As Helen continued to speak, it became apparent that she thought that saying that we must not judge people meant that we approved of their sins, their wrong choices, their iniquities, their law breaking, etc. She fully understood the fact that we must separate the sin from the sinner, but she was under the mistaken impression that refusing to judge him meant that we approved of the very misdeeds that plunged him into the unpleasant situation in which he found himself.
Helen and I discussed the insight that refusing to judge someone means that we release them from our condemnation, our disgust, our disapproval, our disappointment so that we can love them like God loves them, unconditionally, regardless of their actions. It means that we understand temptations because we are faced with them every day, and we understand the hereditary or experiential motivation of the person; and because we understand we can extend love and acceptance and help to them when we are in their presence.

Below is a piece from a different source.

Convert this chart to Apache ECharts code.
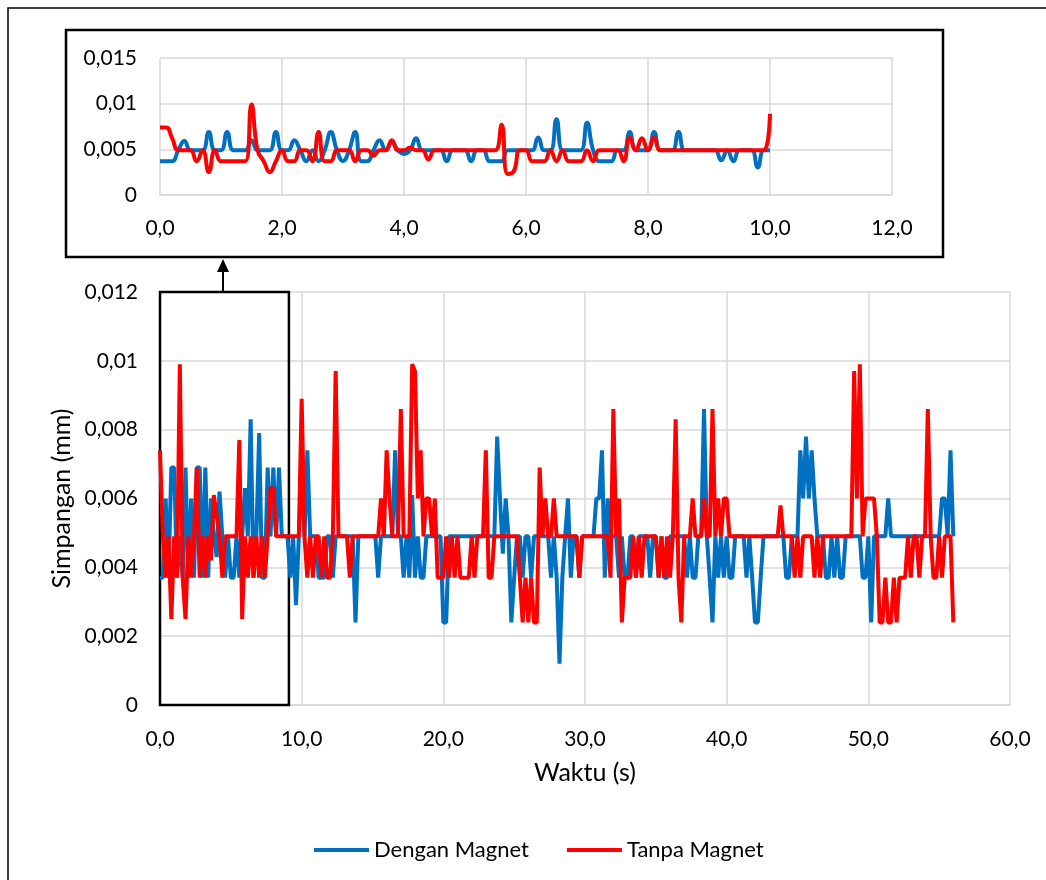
<!DOCTYPE html>
<html>
<head>
<meta charset="utf-8">
<title>Simpangan</title>
<script src="https://cdn.jsdelivr.net/npm/echarts@6/dist/echarts.min.js"></script>
</head>
<body style="margin:0;background:#fff">
<div id="main" style="width:1046px;height:880px"></div>
<script>
// sampling step (s)
var dtMain = 0.2;
var dtInset = 0.1;

// Dengan Magnet, 0 - 56 s
var dengan = [
  .0037,.0037,.006,.0037,.0069,.0069,.0037,.0049,.0037,.0069,
  .0037,.006,.0037,.0069,.0069,.0037,.0069,.0037,.006,.0049,
  .0043,.0062,.0049,.0037,.0049,.0037,.0037,.0049,.0037,.0049,
  .0063,.0049,.0083,.0037,.0049,.0079,.0037,.0037,.0069,.0049,
  .0069,.0049,.0069,.0049,.0049,.0049,.0037,.0049,.0029,.0049,
  // 10 s
  .0069,.0049,.0074,.0049,.0049,.0049,.0037,.0037,.0037,.0049,
  .0049,.0037,.0049,.0049,.0049,.0049,.0049,.0049,.0049,.0024,
  .0049,.0049,.0049,.0049,.0049,.0049,.0049,.0037,.0049,.0049,
  .0049,.0049,.0049,.0074,.0049,.0049,.0037,.0049,.0037,.0061,
  .0037,.0049,.0037,.0037,.0049,.0049,.0049,.0049,.0049,.0049,
  // 20 s
  .0024,.0024,.0049,.0049,.0049,.0049,.0049,.0049,.0049,.0049,
  .0049,.0049,.0049,.0049,.0049,.0049,.0049,.0049,.0049,.0078,
  .006,.0044,.006,.0049,.0024,.0037,.0049,.0049,.0037,.0049,
  .0049,.0037,.0049,.0049,.0049,.0049,.0049,.0049,.0037,.0049,
  .0037,.0012,.0037,.0049,.006,.0037,.0049,.0049,.0037,.0049,
  // 30 s
  .0049,.0049,.0049,.0049,.006,.006,.0074,.0037,.006,.0049,
  .0049,.0049,.0037,.0049,.0037,.0037,.0049,.0049,.0037,.0049,
  .0049,.0049,.0049,.0037,.0049,.0049,.0037,.0049,.0037,.0037,
  .0049,.0049,.0049,.0049,.0049,.0049,.0037,.0049,.0037,.0037,
  .0049,.0049,.0086,.0049,.0037,.0024,.0049,.0037,.0049,.0037,
  // 40 s
  .0049,.0037,.0037,.0049,.0049,.0049,.0049,.0037,.0049,.0037,
  .0024,.0024,.0037,.0049,.0049,.0049,.0049,.0049,.0049,.0049,
  .0049,.0037,.0037,.0049,.0049,.0049,.0074,.006,.0078,.006,
  .0074,.006,.0049,.0049,.0049,.0037,.0037,.0049,.0037,.0049,
  .0037,.0037,.0049,.0049,.0049,.0049,.0049,.0049,.0037,.0037,
  // 50 s
  .0049,.0024,.0049,.0049,.0049,.0049,.0049,.006,.0049,.0049,
  .0049,.0049,.0049,.0049,.0049,.0049,.0049,.0049,.0049,.0049,
  .0049,.0049,.0049,.0049,.0049,.0049,.006,.006,.0049,.0074,
  .0049
];

// Tanpa Magnet, 0 - 56 s
var tanpa = [
  .0074,.0049,.0037,.0049,.0025,.0049,.0037,.0099,.0037,.0025,
  .0049,.0037,.0049,.0069,.0037,.0049,.0037,.0049,.0042,.0061,
  .0055,.0049,.0037,.0049,.0049,.0049,.0049,.0049,.0077,.0025,
  .0049,.0037,.0049,.0037,.0049,.0037,.0049,.0037,.0049,.0063,
  .0063,.0049,.0049,.0049,.0049,.0049,.0049,.0049,.0049,.0049,
  // 10 s
  .0089,.0049,.0037,.0049,.0037,.0049,.0049,.0037,.0049,.0037,
  .0037,.0049,.0097,.0049,.0049,.0049,.0049,.0037,.0049,.0049,
  .0049,.0049,.0049,.0049,.0049,.0049,.0049,.0049,.006,.0049,
  .0074,.006,.0049,.0049,.0049,.0086,.0049,.0049,.0049,.0099,
  .0097,.006,.0074,.0049,.006,.006,.0049,.006,.0037,.0037,
  // 20 s
  .0037,.0049,.0037,.0049,.0037,.0049,.0037,.0037,.0037,.0037,
  .0049,.0037,.0049,.0049,.0049,.0074,.0037,.0037,.0049,.0049,
  .0049,.0049,.0049,.0049,.0049,.0049,.0049,.0037,.0024,.0037,
  .0024,.0037,.0024,.0024,.0069,.0049,.006,.0049,.0049,.006,
  .0049,.0049,.0049,.0049,.0049,.0049,.0049,.0049,.0037,.0049,
  // 30 s
  .0049,.0049,.0049,.0049,.0049,.0049,.0049,.0049,.0049,.0037,
  .0086,.0049,.006,.0024,.0037,.0037,.0037,.0049,.0037,.0049,
  .0037,.0049,.0049,.0049,.0049,.0049,.0037,.0049,.0037,.0049,
  .0037,.0049,.0083,.0037,.0024,.0049,.0049,.0049,.006,.0049,
  .0049,.0049,.006,.0049,.0049,.0086,.0049,.006,.0049,.006,
  // 40 s
  .006,.0049,.0049,.0049,.0049,.0049,.0049,.0049,.0049,.0049,
  .0049,.0049,.0049,.0049,.0049,.0049,.0049,.0049,.0049,.0058,
  .0049,.0049,.0049,.0049,.0037,.0049,.0037,.0049,.0049,.0049,
  .0049,.0037,.0049,.0037,.0049,.0049,.0049,.0049,.0049,.0049,
  .0049,.0049,.0049,.0049,.0049,.0097,.006,.0099,.0049,.006,
  // 50 s
  .006,.006,.006,.0049,.0024,.0024,.0037,.0024,.0024,.0037,
  .0024,.0037,.0037,.0037,.0049,.0037,.0049,.0049,.0037,.0049,
  .0049,.0086,.0049,.0037,.0037,.0049,.0037,.0049,.0049,.0049,
  .0024
];

// inset, 0 - 10 s
var denganInset = [
  .0037,.0037,.0037,.0049,.0059,.0049,.0049,.0049,.0069,.0049,
  .0049,.0069,.0049,.0049,.0049,.006,.0049,.0049,.0049,.0069,
  .0049,.0049,.006,.0049,.0037,.0049,.0037,.0049,.0069,.0049,
  .0037,.0049,.0069,.0037,.0037,.0049,.006,.0049,.0058,.0049,
  .0045,.0049,.0062,.0049,.0049,.0049,.0049,.0037,.0049,.0049,
  .0049,.0037,.0049,.0049,.0037,.0037,.0037,.0049,.0049,.0049,
  .0049,.0049,.0063,.0049,.0049,.0083,.0049,.0049,.0049,.0049,
  .0079,.0049,.0037,.0037,.0037,.0049,.0049,.0069,.0049,.0049,
  .0049,.0069,.0049,.0049,.0049,.0069,.0049,.0049,.0049,.0049,
  .0049,.0049,.0038,.0049,.0037,.0049,.0049,.0049,.003,.0049,
  .0049
];
var tanpaInset = [
  .0074,.0074,.0062,.0049,.0049,.0049,.0037,.0049,.0025,.0049,
  .0037,.0037,.0037,.0037,.0037,.0099,.0049,.0037,.0025,.0037,
  .0049,.0037,.0037,.0049,.0049,.0037,.0069,.0037,.0037,.0049,
  .0049,.0049,.0037,.0049,.0049,.0043,.0049,.0049,.006,.0049,
  .0049,.0052,.0049,.0049,.0039,.0049,.0049,.0049,.0049,.0049,
  .0049,.0049,.0049,.0049,.0049,.0049,.0077,.0023,.0026,.0049,
  .0049,.0037,.0037,.0037,.0049,.0037,.0049,.0037,.0037,.0037,
  .0049,.0037,.0049,.0049,.0049,.0049,.0037,.0063,.0049,.0062,
  .0049,.0063,.0049,.0049,.0049,.0049,.0049,.0049,.0049,.0049,
  .0049,.0049,.0049,.0049,.0049,.0049,.0049,.0049,.0049,.0049,
  .0089
];

var names = ['Dengan Magnet', 'Tanpa Magnet'];
var colors = ['#0070c0', '#ff0000'];

function pairs(vals, dt) {
  return vals.map(function (v, i) { return [Math.round(i * dt * 10) / 10, v]; });
}
function fmtX(v) { return v.toFixed(1).replace('.', ','); }
function fmtY(v) { return String(+v.toFixed(4)).replace('.', ','); }

var FONT = 'Lato';
var txt = { color: '#000', fontFamily: FONT, fontSize: 21 };
var titleTxt = { color: '#000', fontFamily: FONT, fontSize: 25 };
var gray = { color: '#d9d9d9', width: 1.5 };
var LW = 4;

var myChart = echarts.init(document.getElementById('main'));
var option = {
  animation: false,
  backgroundColor: '#fff',
  grid: [
    { left: 160, top: 292, width: 850, height: 413 },
    { left: 160, top: 58, width: 732, height: 137 }
  ],
  legend: {
    data: names,
    left: 309, top: 834,
    icon: 'rect', itemWidth: 55, itemHeight: 4, itemGap: 38,
    textStyle: Object.assign({}, txt, { fontSize: 22 })
  },
  xAxis: [
    {
      gridIndex: 0, type: 'value', min: 0, max: 60, interval: 10,
      axisLine: { lineStyle: gray }, axisTick: { show: false },
      splitLine: { lineStyle: gray },
      axisLabel: Object.assign({ margin: 24, formatter: fmtX }, txt),
      name: 'Waktu (s)', nameLocation: 'middle', nameGap: 55, nameMoveOverlap: false,
      nameTextStyle: titleTxt
    },
    {
      gridIndex: 1, type: 'value', min: 0, max: 12, interval: 2,
      axisLine: { lineStyle: gray }, axisTick: { show: false },
      splitLine: { lineStyle: gray },
      axisLabel: Object.assign({ margin: 23, formatter: fmtX }, txt)
    }
  ],
  yAxis: [
    {
      gridIndex: 0, type: 'value', min: 0, max: 0.012, interval: 0.002,
      axisLine: { show: false }, axisTick: { show: false },
      splitLine: { lineStyle: gray },
      axisLabel: Object.assign({ margin: 22, formatter: fmtY }, txt)
    },
    {
      gridIndex: 1, type: 'value', min: 0, max: 0.015, interval: 0.005,
      axisLine: { show: false }, axisTick: { show: false },
      splitLine: { lineStyle: gray },
      axisLabel: Object.assign({ margin: 23, formatter: fmtY }, txt)
    }
  ],
  series: [
    {
      name: names[0], type: 'line', xAxisIndex: 0, yAxisIndex: 0,
      data: pairs(dengan, dtMain), symbol: 'none',
      lineStyle: { width: LW, color: colors[0] }, itemStyle: { color: colors[0] }
    },
    {
      name: names[1], type: 'line', xAxisIndex: 0, yAxisIndex: 0,
      data: pairs(tanpa, dtMain), symbol: 'none',
      lineStyle: { width: LW, color: colors[1] }, itemStyle: { color: colors[1] },
      markArea: {
        silent: true,
        itemStyle: { color: 'rgba(0,0,0,0)', borderColor: '#000', borderWidth: 2.5 },
        data: [[{ xAxis: -0.2, yAxis: 0 }, { xAxis: 9.1, yAxis: 0.012 }]]
      }
    },
    {
      name: names[0] + ' (0-10 s)', type: 'line', xAxisIndex: 1, yAxisIndex: 1,
      data: pairs(denganInset, dtInset), symbol: 'none', smooth: true,
      lineStyle: { width: LW, color: colors[0] }, itemStyle: { color: colors[0] }
    },
    {
      name: names[1] + ' (0-10 s)', type: 'line', xAxisIndex: 1, yAxisIndex: 1,
      data: pairs(tanpaInset, dtInset), symbol: 'none', smooth: true,
      lineStyle: { width: LW, color: colors[1] }, itemStyle: { color: colors[1] }
    }
  ]
};
myChart.setOption(option);

// frames, y title and arrow linking the zoom box to the inset
var top0 = myChart.convertToPixel({ gridIndex: 0 }, [4.45, 0.012]);
var mid = myChart.convertToPixel({ gridIndex: 0 }, [0, 0.006]);
var ax = Math.round(top0[0]);
myChart.setOption({
  graphic: [
    { type: 'rect', shape: { x: 8, y: 8, width: 1100, height: 1000 },
      style: { fill: 'none', stroke: '#000', lineWidth: 1.5 } },
    { type: 'rect', shape: { x: 66, y: 30, width: 877, height: 227 },
      style: { fill: 'none', stroke: '#000', lineWidth: 2.5 } },
    { type: 'line', shape: { x1: ax, y1: top0[1], x2: ax, y2: 270 },
      style: { stroke: '#000', lineWidth: 2 } },
    { type: 'polygon', shape: { points: [[ax - 6, 272], [ax + 6, 272], [ax, 259]] },
      style: { fill: '#000' } },
    { type: 'text', x: 62, y: mid[1], rotation: Math.PI / 2,
      style: { text: 'Simpangan (mm)', fill: '#000', font: '25px Lato',
               align: 'center', verticalAlign: 'middle' } }
  ]
});
</script>
</body>
</html>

True and godly compassion means that we understand and we extend love rather than condemnation.
Unfortunately every one of our actions sow seeds and those seeds will return to us. So every action, good or evil, has it's own results. We don't need to add our punishment to it. My friend's affair has already returned plants to him from the seeds that he planted, judging him by them. His family is broken. His children oppose him. His reputation is tainted. His wife has left him. He has suffered loss in many areas.
Now I can be compassionate toward him because of his losses. How fleshly of me to have had thoughts of disappointment and judgment of him, adding to his losses of my wanting to withdraw my friendship from him. Now that God has given me understanding and insight into the situation I can shower everyone involved in the situation with love and understanding instead of disappointment and judgment.
Helen is musing and meditating on the truths that we discussed. By speaking the insights that she got from our discussion, she was able to understand that forgiveness and lack of judgment has nothing to do with approval of something we consider evil, but it has everything to do with understanding and loving unconditionally regardless of the actions of others.
God does the same towards us. He lives in us, so He extends the same grace to others through us that He does toward us, covering everyone with love which smothers out even a multitude of sins and trespasses. Yes, God's love for me by His explaining to me my friend's motivation for his affair covered my disappointment and judgment of my friend and set me free from condemnation of him. The results were freedom for me and freedom for my friend from my judgment of him. Now I'm free and I can pray for his freedom.